The former, despite the sharp
observational skills that she constantly boasts about, has the
self-preservational perception of a walnut. The girls, whether collectively or
individually, lose numerous opportunities to overpower their captor,
particularly when in his weaker Hedwig persona.
Mostly, though, we throw up our
arms because Shyamalan introduces a sci-fi element in order to justify the
threat posed by a possible 24th persona, whose existence is dismissed by Dr.
Fletcher (more fool she). This twist turns on one of the more controversial
aspects of those who suffer from Dissociative Identity Disorder: the
pseudoscientific suggestion that different personas exhibit entirely unique
biochemistries. Thus, one of Dennis/Barry’s selves is diabetic; the others are
not.
That being the case, might it be
possible for a dominant personality to wholly re-shape his body, through sheer
force of will ... thus becoming the nightmarish “beast” discussed with
reverence by Dr. Fletcher’s patient?
Just like that, we enter
cloud-cuckoo land. Waiter, bring me the check; I’m outta here.

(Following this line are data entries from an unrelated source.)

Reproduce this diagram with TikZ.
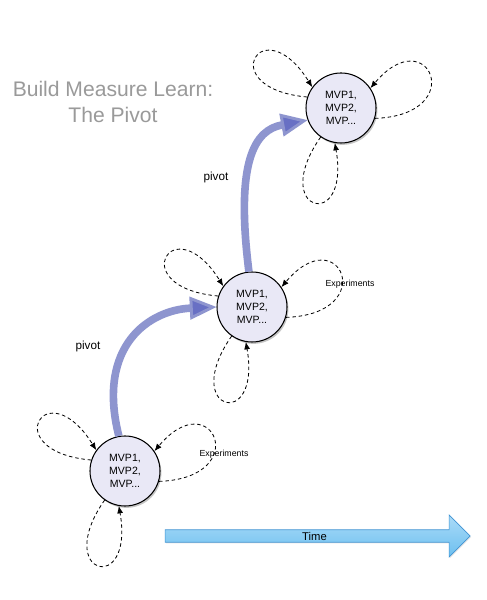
\documentclass[tikz,border=0pt]{standalone}
\usepackage{fontspec}
\setmainfont{Liberation Sans}
\usetikzlibrary{arrows.meta,shadows,shapes.arrows}

\definecolor{mvpfill}{HTML}{E9E8F6}
\definecolor{pivotblue}{HTML}{8E95CF}
\definecolor{pivothead}{HTML}{6870C4}
\definecolor{timetop}{HTML}{ABDBF8}
\definecolor{timebot}{HTML}{6CBFEF}
\definecolor{timeedge}{HTML}{3F93D3}
\definecolor{titlegray}{HTML}{9A9A9A}

\begin{document}
\begin{tikzpicture}[
  x=0.03cm,
  y=0.03cm,
  mvp/.style={circle, draw=black, line width=0.9pt, fill=mvpfill,
    minimum size=2.1cm, inner sep=0pt, align=center,
    font=\fontsize{9}{10.8}\selectfont,
    drop shadow={opacity=0.45, shadow xshift=1.2pt, shadow yshift=-1.6pt}},
  exploop/.style={dash pattern=on 3pt off 2.4pt, line width=0.7pt,
    -{Latex[length=2.2mm, width=1.8mm]}},
  pivotline/.style={pivotblue, line width=6.5pt,
    -{Triangle[length=0.8cm, width=0.68cm, fill=pivothead, line width=2.5pt]}},
  smalllabel/.style={font=\fontsize{7.5}{9}\selectfont},
  pivotlabel/.style={font=\fontsize{10}{12}\selectfont}
]

% White background
\fill[white] (0,0) rectangle (487,600);
\useasboundingbox (0,0) rectangle (487,600);

% Title
\node[align=center, text=titlegray, font=\fontsize{18}{21.5}\selectfont] (title) at (113,498)
  {Build Measure Learn:\\The Pivot};

% MVP circles
\node[mvp] (mvpA) at (125,129) {MVP1,\\MVP2,\\MVP...};
\node[mvp] (mvpB) at (252,293) {MVP1,\\MVP2,\\MVP...};
\node[mvp] (mvpC) at (341,492) {MVP1,\\MVP2,\\MVP...};

% Experiment loops
\foreach \n in {mvpA,mvpB,mvpC} {
  \draw[exploop] (\n.162) .. controls +(175:95) and +(122:95) .. (\n.144);
  \draw[exploop] (\n.-17) .. controls +(2:95) and +(50:90) .. (\n.34);
  \draw[exploop] (\n.235) .. controls +(235:92) and +(280:92) .. (\n.260);
}

\node[smalllabel] (expA) at (224,146) {Experiments};
\node[smalllabel] (expB) at (350,316) {Experiments};

% Pivot arrows
\draw[pivotline] (mvpA.100) .. controls (96,255) and (150,290) .. (mvpB.180);
\draw[pivotline] (mvpB.95) .. controls (235,440) and (255,470) .. (mvpC.200);

\node[pivotlabel] (pivotA) at (88,254) {pivot};
\node[pivotlabel] (pivotB) at (216,423) {pivot};

% Time arrow
\node[single arrow, draw=timeedge, line width=0.6pt,
  top color=timetop, bottom color=timebot,
  minimum height=9.15cm, minimum width=1.26cm,
  single arrow head extend=0.32cm, inner sep=0pt,
  font=\fontsize{9.6}{11}\selectfont,
  drop shadow={opacity=0.2, shadow xshift=0.8pt, shadow yshift=-1pt}]
  (time) at (314.5,64) {Time};

\end{tikzpicture}
\end{document}
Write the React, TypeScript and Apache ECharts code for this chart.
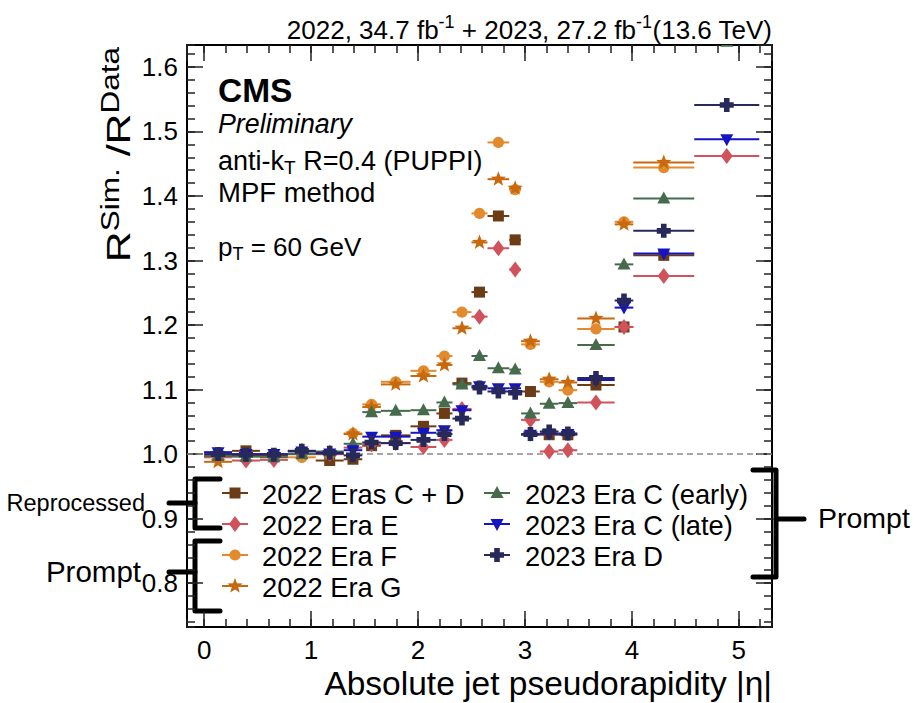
import React, { useEffect, useRef } from "react";
import * as echarts from "echarts";

// ---------- data ----------
const binEdges = [0, 0.261, 0.522, 0.783, 1.044, 1.305, 1.479, 1.653, 1.93, 2.172, 2.322, 2.5, 2.65, 2.853, 2.964, 3.139, 3.314, 3.489, 3.839, 4.013, 4.583, 5.191];

const era2022CD = [0.997, 1.005, 0.997, 1.0, 0.99, 0.992, 1.013, 1.029, 1.043, 1.063, 1.11, 1.251, 1.369, 1.332, 1.097, 1.03, 1.03, 1.107, 1.197, 1.308, null];
const era2022E = [0.995, 0.99, 0.991, 1.005, 1.0, 1.01, 1.015, 1.017, 1.011, 1.022, 1.07, 1.213, 1.319, 1.286, 1.053, 1.004, 1.006, 1.08, 1.197, 1.276, 1.462];
const era2022F = [0.998, 0.998, 0.998, 0.995, 1.0, 1.032, 1.077, 1.112, 1.129, 1.152, 1.22, 1.373, 1.483, 1.41, 1.17, 1.112, 1.099, 1.194, 1.36, 1.444, null];
const era2022G = [0.988, 0.997, 0.997, 1.0, 1.0, 1.031, 1.073, 1.108, 1.121, 1.138, 1.195, 1.328, 1.426, 1.412, 1.175, 1.116, 1.111, 1.21, 1.356, 1.452, null];
const era2023CEarly = [0.997, 0.996, 0.995, 1.0, 1.004, 1.016, 1.065, 1.067, 1.068, 1.08, 1.108, 1.152, 1.133, 1.131, 1.063, 1.078, 1.079, 1.169, 1.294, 1.396, 1.639];
const era2023CLate = [1.003, 1.0, 1.0, 1.004, 1.001, 1.006, 1.027, 1.027, 1.033, 1.037, 1.068, 1.105, 1.102, 1.102, 1.03, 1.032, 1.031, 1.115, 1.227, 1.311, 1.488];
const era2023D = [1.0, 0.999, 0.999, 1.005, 1.002, 0.998, 1.018, 1.017, 1.022, 1.031, 1.055, 1.103, 1.097, 1.095, 1.031, 1.035, 1.032, 1.118, 1.238, 1.346, 1.541];

const seriesNames = ["2022 Eras C + D", "2022 Era E", "2022 Era F", "2022 Era G", "2023 Era C (early)", "2023 Era C (late)", "2023 Era D"];
const seriesValues = [era2022CD, era2022E, era2022F, era2022G, era2023CEarly, era2023CLate, era2023D];
const seriesColors = ["#6b3c15", "#d0525a", "#e38a2e", "#c8690e", "#456b4c", "#1414c4", "#27295b"];
const seriesMarkers = ["square", "diamond", "circle", "star", "triUp", "triDown", "cross"];

const X_MIN = -0.16;
const X_MAX = 5.31;
const Y_MIN = 0.732;
const Y_MAX = 1.634;

const FONT = "'Liberation Sans', Arial, Helvetica, sans-serif";

// ---------- marker shapes ----------
function starPoints(cx: number, cy: number, R: number, r: number) {
  const pts: number[][] = [];
  for (let i = 0; i < 10; i++) {
    const a = -Math.PI / 2 + (i * Math.PI) / 5;
    const rad = i % 2 === 0 ? R : r;
    pts.push([cx + rad * Math.cos(a), cy + rad * Math.sin(a)]);
  }
  return pts;
}
function crossPoints(cx: number, cy: number, L: number, w: number) {
  return [
    [cx - w, cy - L], [cx + w, cy - L], [cx + w, cy - w], [cx + L, cy - w], [cx + L, cy + w], [cx + w, cy + w],
    [cx + w, cy + L], [cx - w, cy + L], [cx - w, cy + w], [cx - L, cy + w], [cx - L, cy - w], [cx - w, cy - w],
  ];
}
function markerEl(kind: string, cx: number, cy: number, color: string): any {
  const style = { fill: color };
  switch (kind) {
    case "square":
      return { type: "rect", shape: { x: cx - 5.5, y: cy - 5.5, width: 11, height: 11 }, style };
    case "circle":
      return { type: "circle", shape: { cx, cy, r: 5.6 }, style };
    case "diamond":
      return { type: "polygon", shape: { points: [[cx, cy - 8], [cx + 6, cy], [cx, cy + 8], [cx - 6, cy]] }, style };
    case "star":
      return { type: "polygon", shape: { points: starPoints(cx, cy, 8, 3.4) }, style };
    case "triUp":
      return { type: "polygon", shape: { points: [[cx, cy - 7], [cx + 6.5, cy + 5], [cx - 6.5, cy + 5]] }, style };
    case "triDown":
      return { type: "polygon", shape: { points: [[cx, cy + 7], [cx + 6.5, cy - 5], [cx - 6.5, cy - 5]] }, style };
    default:
      return { type: "polygon", shape: { points: crossPoints(cx, cy, 7, 2.8) }, style };
  }
}

function buildSeriesData(values: (number | null)[]) {
  const out: number[][] = [];
  values.forEach((v, i) => {
    if (v === null) return;
    const lo = binEdges[i];
    const hi = binEdges[i + 1];
    out.push([(lo + hi) / 2, v, lo, hi]);
  });
  return out;
}

function makeOption(): any {
  const axisLineStyle = { color: "#000", width: 2 };
  const tickStyle = { color: "#222", width: 1.5 };
  const common = { type: "value", min: X_MIN, max: X_MAX, splitLine: { show: false } };
  const commonY = { type: "value", min: Y_MIN, max: Y_MAX, splitLine: { show: false } };
  const labelStyle = { fontFamily: FONT, fontSize: 26, color: "#000" };

  const xAxis = [
    {
      ...common, position: "bottom", splitNumber: 5,
      axisLine: { show: true, lineStyle: axisLineStyle, onZero: false },
      axisTick: { show: true, inside: true, length: 16, lineStyle: tickStyle },
      axisLabel: { ...labelStyle, margin: 10, showMinLabel: false, showMaxLabel: false, formatter: (v: number) => String(Math.round(v)) },
    },
    {
      ...common, position: "bottom", splitNumber: 27,
      axisLine: { show: false, onZero: false },
      axisTick: { show: true, inside: true, length: 8, lineStyle: tickStyle },
      axisLabel: { show: false },
    },
    {
      ...common, position: "top", splitNumber: 5,
      axisLine: { show: true, lineStyle: axisLineStyle, onZero: false },
      axisTick: { show: true, inside: true, length: 16, lineStyle: tickStyle },
      axisLabel: { show: false },
    },
    {
      ...common, position: "top", splitNumber: 27,
      axisLine: { show: false, onZero: false },
      axisTick: { show: true, inside: true, length: 8, lineStyle: tickStyle },
      axisLabel: { show: false },
    },
  ];
  const yAxis = [
    {
      ...commonY, position: "left", splitNumber: 9,
      axisLine: { show: true, lineStyle: axisLineStyle, onZero: false },
      axisTick: { show: true, inside: true, length: 16, lineStyle: tickStyle },
      axisLabel: { ...labelStyle, margin: 9, showMinLabel: false, showMaxLabel: false, formatter: (v: number) => v.toFixed(1) },
    },
    {
      ...commonY, position: "left", splitNumber: 45,
      axisLine: { show: false, onZero: false },
      axisTick: { show: true, inside: true, length: 8, lineStyle: tickStyle },
      axisLabel: { show: false },
    },
    {
      ...commonY, position: "right", splitNumber: 9,
      axisLine: { show: true, lineStyle: axisLineStyle, onZero: false },
      axisTick: { show: true, inside: true, length: 16, lineStyle: tickStyle },
      axisLabel: { show: false },
    },
    {
      ...commonY, position: "right", splitNumber: 45,
      axisLine: { show: false, onZero: false },
      axisTick: { show: true, inside: true, length: 8, lineStyle: tickStyle },
      axisLabel: { show: false },
    },
  ];

  const series: any[] = [
    {
      type: "line", name: "unity", silent: true, symbol: "none", xAxisIndex: 0, yAxisIndex: 0,
      data: [[X_MIN, 1.0], [X_MAX, 1.0]],
      lineStyle: { color: "#8a8a8a", width: 1.5, type: [6, 4] },
      z: 1,
    },
  ];
  seriesNames.forEach((name, si) => {
    const color = seriesColors[si];
    const kind = seriesMarkers[si];
    series.push({
      type: "custom", name, xAxisIndex: 0, yAxisIndex: 0, clip: true, z: 2,
      encode: { x: [0, 2, 3], y: 1 },
      data: buildSeriesData(seriesValues[si]),
      renderItem: (params: any, api: any) => {
        const xc = api.value(0);
        const y = api.value(1);
        const lo = api.value(2);
        const hi = api.value(3);
        const pLo = api.coord([lo, y]);
        const pHi = api.coord([hi, y]);
        const pc = api.coord([xc, y]);
        return {
          type: "group",
          children: [
            { type: "line", shape: { x1: pLo[0], y1: pLo[1], x2: pHi[0], y2: pHi[1] }, style: { stroke: color, lineWidth: 2 } },
            markerEl(kind, pc[0], pc[1], color),
          ],
        };
      },
    });
  });

  // ---------- graphic: texts, legend, brackets ----------
  const g: any[] = [];
  const txt = (x: number, y: number, text: string, size: number, extra: any = {}, el: any = {}) => ({
    type: "text", x, y, ...el,
    style: { text, fontFamily: FONT, fontSize: size, fill: "#000", align: "left", verticalAlign: "middle", ...extra },
  });

  // header
  g.push(txt(772, 28, "{m|2022, 34.7 fb}{s|-1}{m| + 2023, 27.2 fb}{s|-1}{m|(13.6 TeV)}", 26, {
    align: "right",
    rich: {
      m: { fontFamily: FONT, fontSize: 26, verticalAlign: "bottom", padding: [4, 0, 0, 0], fill: "#000" },
      s: { fontFamily: FONT, fontSize: 18, verticalAlign: "top", fill: "#000" },
    },
  }));
  // y-axis title (rotated, stretched along reading direction)
  g.push(txt(135, 47, "{r|R}{s|Sim.}{r| /R}{s|Data}", 34, {
    align: "right", verticalAlign: "bottom",
    rich: {
      r: { fontFamily: FONT, fontSize: 34, verticalAlign: "bottom", padding: [3, 0, 0, 0], fill: "#000" },
      s: { fontFamily: FONT, fontSize: 25, verticalAlign: "top", fill: "#000" },
    },
  }, { rotation: Math.PI / 2, scaleX: 1.26 }));
  // x-axis title
  g.push(txt(772, 683, "Absolute jet pseudorapidity |η|", 33.5, { align: "right" }));

  // CMS block
  g.push(txt(218, 90, "CMS", 33.5, { fontWeight: "bold" }));
  g.push(txt(218, 124, "Preliminary", 26.8, { fontStyle: "italic" }));
  g.push(txt(218, 162, "{m|anti-k}{s|T}{m| R=0.4 (PUPPI)}", 27, {
    rich: {
      m: { fontFamily: FONT, fontSize: 27, verticalAlign: "top", padding: [0, 0, 2, 0], fill: "#000" },
      s: { fontFamily: FONT, fontSize: 19, verticalAlign: "bottom", fill: "#000" },
    },
  }));
  g.push(txt(218, 192, "MPF method", 27.5));
  g.push(txt(218, 248, "{m|p}{s|T}{m| = 60 GeV}", 26, {
    rich: {
      m: { fontFamily: FONT, fontSize: 26, verticalAlign: "top", padding: [0, 0, 3, 0], fill: "#000" },
      s: { fontFamily: FONT, fontSize: 18, verticalAlign: "bottom", fill: "#000" },
    },
  }));

  // legend
  const rowsY = [493, 524, 555, 586];
  seriesNames.forEach((name, si) => {
    const col = si < 4 ? 0 : 1;
    const row = si < 4 ? si : si - 4;
    const mx = col === 0 ? 235 : 497;
    const tx = col === 0 ? 262 : 525;
    const y = rowsY[row];
    const color = seriesColors[si];
    g.push({ type: "line", shape: { x1: mx - 13, y1: y, x2: mx + 13, y2: y }, style: { stroke: color, lineWidth: 2 } });
    g.push(markerEl(seriesMarkers[si], mx, y, color));
    g.push(txt(tx, y + 1, name, 27.3));
  });

  // brackets
  const br = (pts: number[][]) => ({ type: "polyline", shape: { points: pts }, style: { stroke: "#000", lineWidth: 5, fill: null, lineJoin: "round", lineCap: "round" } });
  g.push(br([[220, 479], [195, 479], [195, 528], [220, 528]]));
  g.push(br([[169, 503], [195, 503]]));
  g.push(br([[220, 541], [195, 541], [195, 611], [220, 611]]));
  g.push(br([[169, 572], [195, 572]]));
  g.push(br([[753, 470], [776, 470], [776, 577], [753, 577]]));
  g.push(br([[776, 519], [804, 519]]));

  g.push(txt(145, 503, "Reprocessed", 23.5, { align: "right" }));
  g.push(txt(141, 571, "Prompt", 29.5, { align: "right" }));
  g.push(txt(818, 518, "Prompt", 28.5));

  return {
    animation: false,
    backgroundColor: "#fff",
    grid: { left: 187, right: 150, top: 45, bottom: 76, containLabel: false, outerBoundsMode: "none" },
    xAxis,
    yAxis,
    series,
    graphic: { elements: g },
  };
}

export default function App() {
  const ref = useRef<HTMLDivElement>(null);
  useEffect(() => {
    if (!ref.current) return;
    const chart = echarts.init(ref.current, undefined, { renderer: "svg" });
    chart.setOption(makeOption());
    return () => chart.dispose();
  }, []);
  return (
    <div
      ref={ref}
      style={{ position: "fixed", left: 0, top: 0, width: 922, height: 703, background: "#fff" }}
    />
  );
}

By this point, other issues also have
become irritating, starting with the aforementioned tight close-ups; we need
not count McAvoy’s nose hairs, in order to appreciate the skill with which he
slips from one persona to another. Various heinous acts also take place in
complete silence, when shrill, piercing screams most certainly would have been
the order of the day.
And while I’ve never admired
films that wallow exploitatively in gore, there’s simply no question that this
premise demanded an R rating, and would have benefited from more horrifying
tableaus, rather than the eye-blink cutaways employed to preserve a “family
friendly” PG-13. Which, in turn, creates its own problem: When did that rating
expand to encompass on-camera cannibalism?
On top of which, Shyamalan leaves
us with a wholly unacceptable finale, on at least two levels. (The need to
avoid spoilers prevents further comment on same.) He seems more interested in
self-referencing an incident from Unbreakable,
his 2000 follow-up to Sixth Sense.
(This works because Split, like many
of his films, also is set in Philadelphia.)
Nor should we overlook the cutesy
cameo Shyamalan gives himself, as one of Dr. Fletcher’s researchers.
That’s another problem with
Shyamalan’s recent efforts. He’s neither talented enough, nor respected enough,
to get away with such self-indulgent, nod-and-wink non-sequiturs. I can’t
imagine why studios keep financing his films. How many turkeys can one man
deliver, before his director’s license is taken away?
Yes, Split has its moments. But that doesn’t make it much more than a
two-hour test of patience, nor will it do any business in these doldrums of
January.
It’s just another nail in the
coffin of Shyamalan’s once promising career.